_Short task_.
The records below must be transcribed exactly. Do not include the pictures.

Entries with chart source code
## BEGIN
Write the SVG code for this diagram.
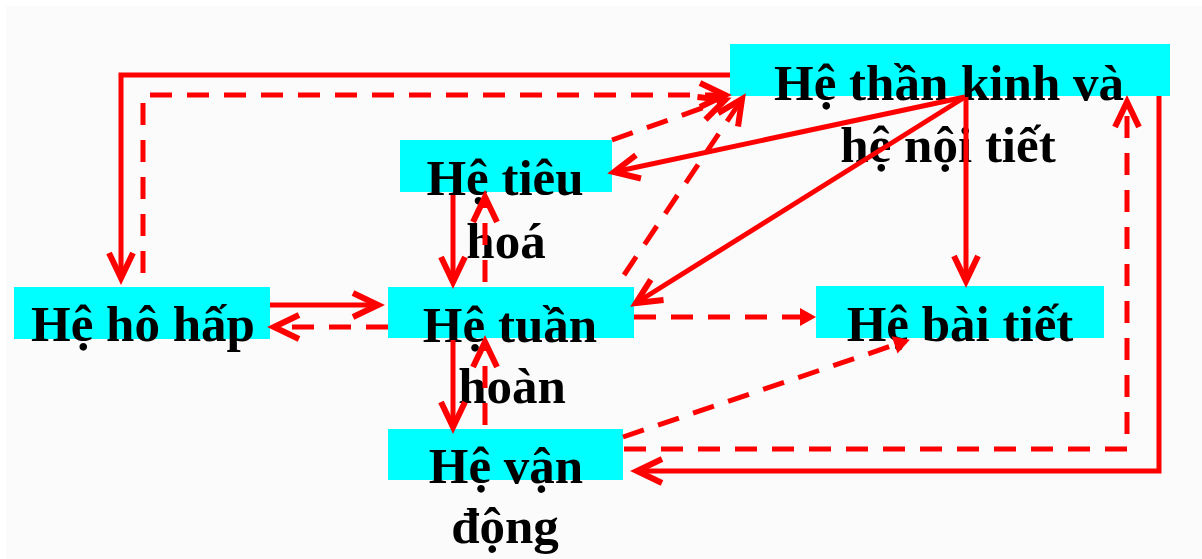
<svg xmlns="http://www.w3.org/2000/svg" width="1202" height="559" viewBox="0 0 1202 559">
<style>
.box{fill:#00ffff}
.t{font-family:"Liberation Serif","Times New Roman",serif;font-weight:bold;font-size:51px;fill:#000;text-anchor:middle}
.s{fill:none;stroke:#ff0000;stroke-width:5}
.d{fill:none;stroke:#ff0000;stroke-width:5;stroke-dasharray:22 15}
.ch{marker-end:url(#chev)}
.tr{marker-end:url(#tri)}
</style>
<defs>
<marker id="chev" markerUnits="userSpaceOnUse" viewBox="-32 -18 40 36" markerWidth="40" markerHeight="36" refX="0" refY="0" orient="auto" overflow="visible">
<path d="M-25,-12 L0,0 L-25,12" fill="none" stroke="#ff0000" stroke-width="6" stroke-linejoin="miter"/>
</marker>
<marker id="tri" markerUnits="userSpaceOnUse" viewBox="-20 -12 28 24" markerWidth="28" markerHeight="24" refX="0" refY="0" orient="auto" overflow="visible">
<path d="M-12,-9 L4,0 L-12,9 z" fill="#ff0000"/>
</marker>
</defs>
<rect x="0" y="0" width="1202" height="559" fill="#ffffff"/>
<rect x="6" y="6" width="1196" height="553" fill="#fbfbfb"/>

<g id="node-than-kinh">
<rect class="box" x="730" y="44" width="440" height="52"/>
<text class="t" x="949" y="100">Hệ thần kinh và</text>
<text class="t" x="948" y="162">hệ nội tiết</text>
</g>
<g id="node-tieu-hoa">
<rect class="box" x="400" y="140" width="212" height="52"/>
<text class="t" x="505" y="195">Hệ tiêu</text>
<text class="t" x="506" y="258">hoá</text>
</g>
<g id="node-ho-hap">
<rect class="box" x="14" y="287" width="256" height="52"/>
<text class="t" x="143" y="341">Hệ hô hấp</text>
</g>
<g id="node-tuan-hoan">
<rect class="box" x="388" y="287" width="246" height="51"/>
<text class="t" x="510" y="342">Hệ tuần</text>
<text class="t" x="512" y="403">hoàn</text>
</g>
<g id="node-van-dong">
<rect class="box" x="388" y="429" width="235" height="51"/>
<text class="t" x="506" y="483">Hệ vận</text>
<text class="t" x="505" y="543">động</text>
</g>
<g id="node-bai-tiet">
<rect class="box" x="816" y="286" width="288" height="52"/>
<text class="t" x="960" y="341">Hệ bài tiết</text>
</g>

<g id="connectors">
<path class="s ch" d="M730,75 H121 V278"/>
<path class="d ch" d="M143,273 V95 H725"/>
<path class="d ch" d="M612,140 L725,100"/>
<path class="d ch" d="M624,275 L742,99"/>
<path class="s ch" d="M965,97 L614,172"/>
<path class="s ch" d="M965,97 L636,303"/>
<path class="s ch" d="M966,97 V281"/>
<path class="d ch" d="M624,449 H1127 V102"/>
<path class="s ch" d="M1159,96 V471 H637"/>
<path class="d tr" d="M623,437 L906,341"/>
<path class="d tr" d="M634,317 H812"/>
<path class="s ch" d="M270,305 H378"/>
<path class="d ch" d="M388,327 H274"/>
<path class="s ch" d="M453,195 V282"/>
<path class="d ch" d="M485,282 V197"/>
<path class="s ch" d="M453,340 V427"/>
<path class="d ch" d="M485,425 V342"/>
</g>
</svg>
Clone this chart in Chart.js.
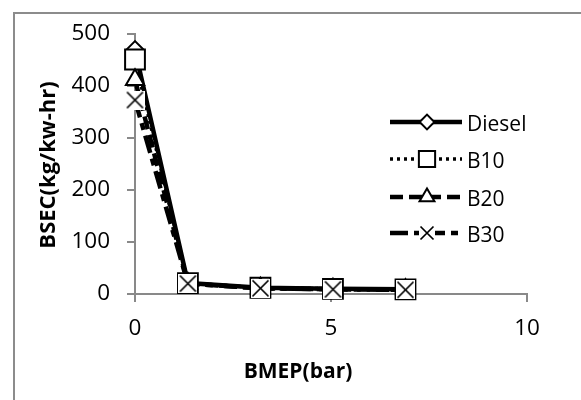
## END
_Final answer_.
Write the SVG code for this diagram.
<svg xmlns="http://www.w3.org/2000/svg" width="1202" height="559" viewBox="0 0 1202 559">
<style>
.box{fill:#00ffff}
.t{font-family:"Liberation Serif","Times New Roman",serif;font-weight:bold;font-size:51px;fill:#000;text-anchor:middle}
.s{fill:none;stroke:#ff0000;stroke-width:5}
.d{fill:none;stroke:#ff0000;stroke-width:5;stroke-dasharray:22 15}
.ch{marker-end:url(#chev)}
.tr{marker-end:url(#tri)}
</style>
<defs>
<marker id="chev" markerUnits="userSpaceOnUse" viewBox="-32 -18 40 36" markerWidth="40" markerHeight="36" refX="0" refY="0" orient="auto" overflow="visible">
<path d="M-25,-12 L0,0 L-25,12" fill="none" stroke="#ff0000" stroke-width="6" stroke-linejoin="miter"/>
</marker>
<marker id="tri" markerUnits="userSpaceOnUse" viewBox="-20 -12 28 24" markerWidth="28" markerHeight="24" refX="0" refY="0" orient="auto" overflow="visible">
<path d="M-12,-9 L4,0 L-12,9 z" fill="#ff0000"/>
</marker>
</defs>
<rect x="0" y="0" width="1202" height="559" fill="#ffffff"/>
<rect x="6" y="6" width="1196" height="553" fill="#fbfbfb"/>

<g id="node-than-kinh">
<rect class="box" x="730" y="44" width="440" height="52"/>
<text class="t" x="949" y="100">Hệ thần kinh và</text>
<text class="t" x="948" y="162">hệ nội tiết</text>
</g>
<g id="node-tieu-hoa">
<rect class="box" x="400" y="140" width="212" height="52"/>
<text class="t" x="505" y="195">Hệ tiêu</text>
<text class="t" x="506" y="258">hoá</text>
</g>
<g id="node-ho-hap">
<rect class="box" x="14" y="287" width="256" height="52"/>
<text class="t" x="143" y="341">Hệ hô hấp</text>
</g>
<g id="node-tuan-hoan">
<rect class="box" x="388" y="287" width="246" height="51"/>
<text class="t" x="510" y="342">Hệ tuần</text>
<text class="t" x="512" y="403">hoàn</text>
</g>
<g id="node-van-dong">
<rect class="box" x="388" y="429" width="235" height="51"/>
<text class="t" x="506" y="483">Hệ vận</text>
<text class="t" x="505" y="543">động</text>
</g>
<g id="node-bai-tiet">
<rect class="box" x="816" y="286" width="288" height="52"/>
<text class="t" x="960" y="341">Hệ bài tiết</text>
</g>

<g id="connectors">
<path class="s ch" d="M730,75 H121 V278"/>
<path class="d ch" d="M143,273 V95 H725"/>
<path class="d ch" d="M612,140 L725,100"/>
<path class="d ch" d="M624,275 L742,99"/>
<path class="s ch" d="M965,97 L614,172"/>
<path class="s ch" d="M965,97 L636,303"/>
<path class="s ch" d="M966,97 V281"/>
<path class="d ch" d="M624,449 H1127 V102"/>
<path class="s ch" d="M1159,96 V471 H637"/>
<path class="d tr" d="M623,437 L906,341"/>
<path class="d tr" d="M634,317 H812"/>
<path class="s ch" d="M270,305 H378"/>
<path class="d ch" d="M388,327 H274"/>
<path class="s ch" d="M453,195 V282"/>
<path class="d ch" d="M485,282 V197"/>
<path class="s ch" d="M453,340 V427"/>
<path class="d ch" d="M485,425 V342"/>
</g>
</svg>
Clone this chart in Chart.js.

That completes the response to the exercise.